The kinetically selective adsorption of CO, in CH, was studied using three commercially available molecular sieve carbons. All as-received carbons examined in this study exhibited poor kinetic selectivity. However, heat-treatment at around 1273 K significantly improved the kinetic selectivity of one carbon (K-MSC) with the least decrease of adsorptive capacity of CO2. No improvement was obtained with other two carbons. The heat-treatment at 1273 K removed oxygen functional groups on the surface of K-MSC and significantly increased the degree of graphitization. The extent of graphitization of the other carbons remained unchanged by heat-treatment.
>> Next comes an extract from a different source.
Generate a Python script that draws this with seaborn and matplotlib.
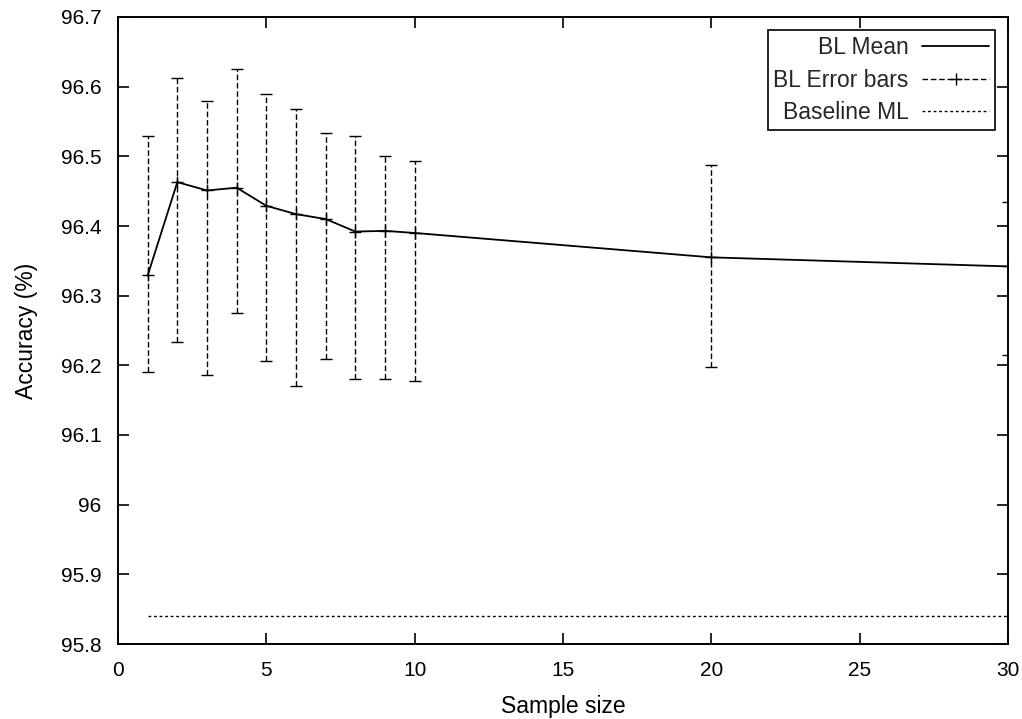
import matplotlib
matplotlib.use("Agg")
import matplotlib.pyplot as plt
from matplotlib.lines import Line2D
import seaborn as sns
import numpy as np
import pandas as pd

# Data
sample_size = [1, 2, 3, 4, 5, 6, 7, 8, 9, 10, 20, 30]
bl_mean = [96.329, 96.463, 96.451, 96.455, 96.429, 96.417, 96.410, 96.392, 96.393, 96.390, 96.355, 96.342]
bl_upper = [96.529, 96.612, 96.579, 96.626, 96.590, 96.568, 96.533, 96.529, 96.501, 96.494, 96.487, 96.435]
bl_lower = [96.191, 96.234, 96.186, 96.275, 96.206, 96.171, 96.209, 96.181, 96.181, 96.178, 96.198, 96.215]
baseline_x = [1, 30]
baseline_ml = [95.84, 95.84]

x_ticks = [0, 5, 10, 15, 20, 25, 30]
y_ticks = [95.8, 95.9, 96.0, 96.1, 96.2, 96.3, 96.4, 96.5, 96.6, 96.7]
y_tick_labels = ["95.8", "95.9", "96", "96.1", "96.2", "96.3", "96.4", "96.5", "96.6", "96.7"]
legend_labels = ["BL Mean", "BL Error bars", "Baseline ML"]

sns.set_theme(style="ticks")
plt.rcParams['font.family'] = ['Liberation Sans', 'DejaVu Sans']

fig = plt.figure(figsize=(10.22, 7.19), dpi=100)
ax = fig.add_axes([118 / 1022, 1 - 644 / 719, (1008 - 118) / 1022, (644 - 17) / 719])

df = pd.DataFrame({"x": sample_size, "mean": bl_mean})
sns.lineplot(data=df, x="x", y="mean", ax=ax, color="black", linewidth=1.3, zorder=3)

mean_arr = np.array(bl_mean)
yerr = np.vstack([mean_arr - np.array(bl_lower), np.array(bl_upper) - mean_arr])
eb = ax.errorbar(sample_size, bl_mean, yerr=yerr, fmt="+", color="black",
                 markersize=8, markeredgewidth=1.0, ecolor="black",
                 elinewidth=1.0, capsize=4.5, capthick=1.0, zorder=2)
for lc in eb[2]:
    lc.set_linestyle((0, (4, 2)))

sns.lineplot(x=baseline_x, y=baseline_ml, ax=ax, color="black", linewidth=1.0,
             linestyle=(0, (2, 2)))

ax.set_xlim(0, 30)
ax.set_ylim(95.8, 96.7)
ax.set_xticks(x_ticks)
ax.set_xticklabels([str(t) for t in x_ticks])
ax.set_yticks(y_ticks)
ax.set_yticklabels(y_tick_labels)
ax.tick_params(direction="in", length=8, width=1.2, top=True, right=True,
               labelsize=15, colors="black")
ax.tick_params(axis="x", pad=12)
ax.tick_params(axis="y", pad=12)
for s in ax.spines.values():
    s.set_visible(True)
    s.set_color("black")
    s.set_linewidth(1.4)

ax.set_xlabel("Sample size", fontsize=16.5, color="black", labelpad=11)
ax.set_ylabel("Accuracy (%)", fontsize=16.5, color="black", labelpad=16)

h_mean = Line2D([], [], color="black", linewidth=1.3)
h_err = Line2D([], [], color="black", linewidth=1.0, linestyle=(0, (4, 2)),
               marker="+", markersize=8, markeredgewidth=1.0)
h_base = Line2D([], [], color="black", linewidth=1.0, linestyle=(0, (2, 2)))
leg = ax.legend([h_mean, h_err, h_base], legend_labels, loc="upper right",
                bbox_to_anchor=(0.985, 0.979), markerfirst=False, fontsize=16.5,
                handlelength=2.9, handletextpad=0.6, labelspacing=0.42,
                borderpad=0.25, borderaxespad=0, fancybox=False, framealpha=1,
                edgecolor="black", numpoints=1)
leg.get_frame().set_linewidth(1.2)

fig.savefig("out.png", dpi=100)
The increasing degree of graphitization caused shrinkage of K-MSC and controlled the slit width of the pores. Higher temperature of the heat-treatment further increased the kinetic selectivity but markedly reduced the adsorptive capacity because of too much shrinkage, owing to excess graphitization. Heat-treatment at 1273 K enhanced the hydrophobicity of the carbon surface and reduced the inhibition of CO2 adsorption by water in the relative humidity range of 0-50%. At higher humidity, the effect was minimal as condensation on the pore wall occurred. Removal of oxygen functional groups by heat-treatment appears favorable for improving this kind of selectivity.